くじら②(美佳) とか

 今期3回目の忘年会で騒ぎすぎてまた風邪をぶり返してしまった。もう1ヶ月近く風邪気味のまま。咳のし過ぎで脇腹の筋を痛めてしまった。ようやく会社が終わり、いちおう6日間好きに過ごせる時間ができ、早速最終試験くじらの続きをやっていたら母からの電話。シナリオ終盤だったので無視しておいて、後で留守電を聞いてみたら、今日実家に帰ってこられないか、兄弟もそろうよ、自分たちはこれから教会に行ってくる、とのこと。なんだか申し訳なくなって、築地へ行ってカニとか魚とか買ってきた。築地の場外市場は大変な混雑で、しかも魚もまだけっこう高くて種類もそれほどなかった。場内へは体力も時間もないので行かなかった。築地ならアパートから乗り換えなしの地下鉄で行け、有明なら乗り換え1回で行けることに気づいたので、まだカタログも買っていないけど、実家へは今日日帰りで戻って明日は有明に行ってしまうかもしれない。


 くじらは美佳ルートを終えた。やはりテキストは薄かったが、これはまだ地に足がついている話なのでよかった。オレっ娘というハードルの高い設定ながら、美佳の爽やかな性格のおかげで気持ちよく読めた。海原エレナさんは優佳と完全にと言っていいほど演じ分けていた。
 昔一時期裏方で手伝いをしていた演劇サークルから、先日、公演の案内が届いてふと思い出したりしていたこともあり、演劇の稽古の雰囲気はなんとなく懐かしかった。演劇では、メンバーが素人に近ければ近いほど、それは観客向けというよりは自分たちが感動するためのものとなる気がする。最初はセリフもろくに言えず、オーバーな感情表現に照れていた役者たちが、そのうち自分たちで演出や身振りを工夫し、裏方から観客まで含めて最後には何とかいちおう形にする。シナリオが感動するものかしないものかというのは、本人たちにとってはいわばついでのことであったりする。役者をやったことがないので知らないけど、おそらく一番感動するのは古来より役者自身なのだろう。役者は数が限られているから、残りの人は観客とかになって間接的に感動を作り出しては受け取るのだろう。ゲームとはあまり関係ない話だけど。
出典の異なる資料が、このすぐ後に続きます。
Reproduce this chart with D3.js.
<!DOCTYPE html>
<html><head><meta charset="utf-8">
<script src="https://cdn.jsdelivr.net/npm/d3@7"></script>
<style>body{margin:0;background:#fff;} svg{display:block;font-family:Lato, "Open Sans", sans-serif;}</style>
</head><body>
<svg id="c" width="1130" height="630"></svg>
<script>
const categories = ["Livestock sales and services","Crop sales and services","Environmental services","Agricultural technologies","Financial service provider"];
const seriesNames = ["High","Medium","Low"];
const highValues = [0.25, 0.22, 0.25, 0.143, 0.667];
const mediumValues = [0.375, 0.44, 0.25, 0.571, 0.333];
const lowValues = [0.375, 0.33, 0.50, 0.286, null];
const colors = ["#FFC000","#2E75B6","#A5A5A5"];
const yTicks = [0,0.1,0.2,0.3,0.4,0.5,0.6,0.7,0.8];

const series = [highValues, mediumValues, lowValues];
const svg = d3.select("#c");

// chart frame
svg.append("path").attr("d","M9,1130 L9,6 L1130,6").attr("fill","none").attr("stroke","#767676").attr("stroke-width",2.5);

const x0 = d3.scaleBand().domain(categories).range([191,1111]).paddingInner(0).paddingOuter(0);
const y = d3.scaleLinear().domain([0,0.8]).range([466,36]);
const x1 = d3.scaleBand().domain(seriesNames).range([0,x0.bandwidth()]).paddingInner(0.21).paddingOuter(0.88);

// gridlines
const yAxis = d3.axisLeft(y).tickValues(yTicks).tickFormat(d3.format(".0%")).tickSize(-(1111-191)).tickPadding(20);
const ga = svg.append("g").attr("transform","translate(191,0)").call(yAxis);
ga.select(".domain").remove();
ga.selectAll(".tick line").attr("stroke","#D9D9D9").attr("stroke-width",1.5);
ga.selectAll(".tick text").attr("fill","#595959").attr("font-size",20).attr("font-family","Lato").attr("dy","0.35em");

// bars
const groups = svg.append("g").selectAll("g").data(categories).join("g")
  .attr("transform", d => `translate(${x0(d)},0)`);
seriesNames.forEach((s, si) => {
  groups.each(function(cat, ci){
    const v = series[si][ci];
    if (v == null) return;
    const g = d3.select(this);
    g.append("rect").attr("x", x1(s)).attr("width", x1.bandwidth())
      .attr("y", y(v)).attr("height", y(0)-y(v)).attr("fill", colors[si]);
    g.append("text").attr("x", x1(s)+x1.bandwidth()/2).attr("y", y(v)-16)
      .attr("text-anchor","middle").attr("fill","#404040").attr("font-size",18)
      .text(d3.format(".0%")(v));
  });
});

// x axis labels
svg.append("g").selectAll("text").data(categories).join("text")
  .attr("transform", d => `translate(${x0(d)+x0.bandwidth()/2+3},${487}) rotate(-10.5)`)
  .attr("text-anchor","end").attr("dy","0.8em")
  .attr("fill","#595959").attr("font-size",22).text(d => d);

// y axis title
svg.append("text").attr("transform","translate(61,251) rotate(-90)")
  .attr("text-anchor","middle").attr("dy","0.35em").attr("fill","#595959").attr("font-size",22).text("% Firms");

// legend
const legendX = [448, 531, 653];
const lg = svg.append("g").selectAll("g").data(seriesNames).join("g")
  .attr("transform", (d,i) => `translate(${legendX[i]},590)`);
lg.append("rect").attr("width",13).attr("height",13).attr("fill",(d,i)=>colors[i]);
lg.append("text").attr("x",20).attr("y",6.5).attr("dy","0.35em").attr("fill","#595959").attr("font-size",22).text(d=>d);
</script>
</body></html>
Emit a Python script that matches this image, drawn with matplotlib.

 美佳は主人公の演じる娘に憧れ、でも見ることには飽き足らず自分でも稽古を始め、観客に見てもらえるかにはあまりこだわらずに稽古にのめりこんでいく。だからといってその後を追ってプレイヤーがエロゲーの「稽古」にのめりこんで、自分が役者となってエロゲーを「作る」ことができるかというと、なんだかあざとい話になってくるな。まあ、そんな感じでご都合主義とそれ以外のものを喚起する要素が、ゆるく混ざった話だった。